A Spherical Micro Satellite Design and Detection Method for Upper Atmospheric Density Estimation

Abstract

A spherical microsatellite, aimed at technology verification of upper atmospheric density detection and precision orbit determination in low Earth orbit (LEO), has been developed by Tsinghua University and is scheduled to launch in the second half of 2019. In order to reduce the influence of other nonconservative forces, the area-to-mass ratio of the satellite was designed to ensure that the aerodynamic drag of the satellite is more than one to two orders of magnitude greater than the solar pressure perturbation. The influence of the components of the antenna, separation support, and solar cell arrays (SCAs) on the spherical structure for the area-to-mass ratio is reduced by reasonable design of the satellite flight attitude. In addition, a novel method has been developed to estimate and correct the parameters for atmospheric density (correlated to the drag) calculation, using precise orbit data (POD) obtained from an onboard dual-frequency global position system (GPS) receiver. The method is used to obtain the partial derivative of the total acceleration of the satellite to the initial state (position, velocity) and Harris-Priester (HP) density model parameters (antapex and apex density).

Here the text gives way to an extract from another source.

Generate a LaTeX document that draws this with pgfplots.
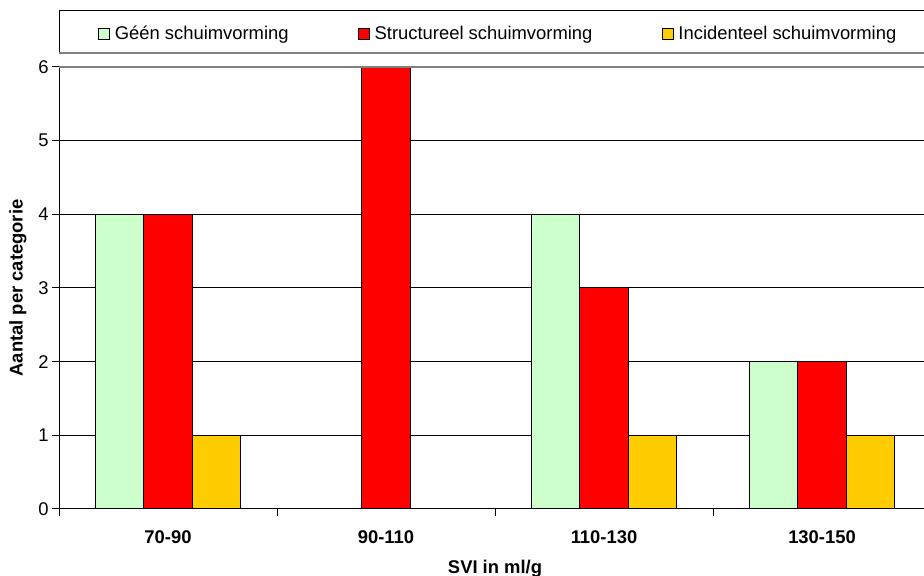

Further, the least squares estimation method is used to solve the overdetermined linear equations and obtain the change of initial state of the satellite and the HP density model parameters relative to change of the satellite state. The validity of this method has been verified through numerical simulations with the parametric setup of the satellite. The estimated density precision was found to be higher than two to three orders of the initial HP density model with continuous iteration.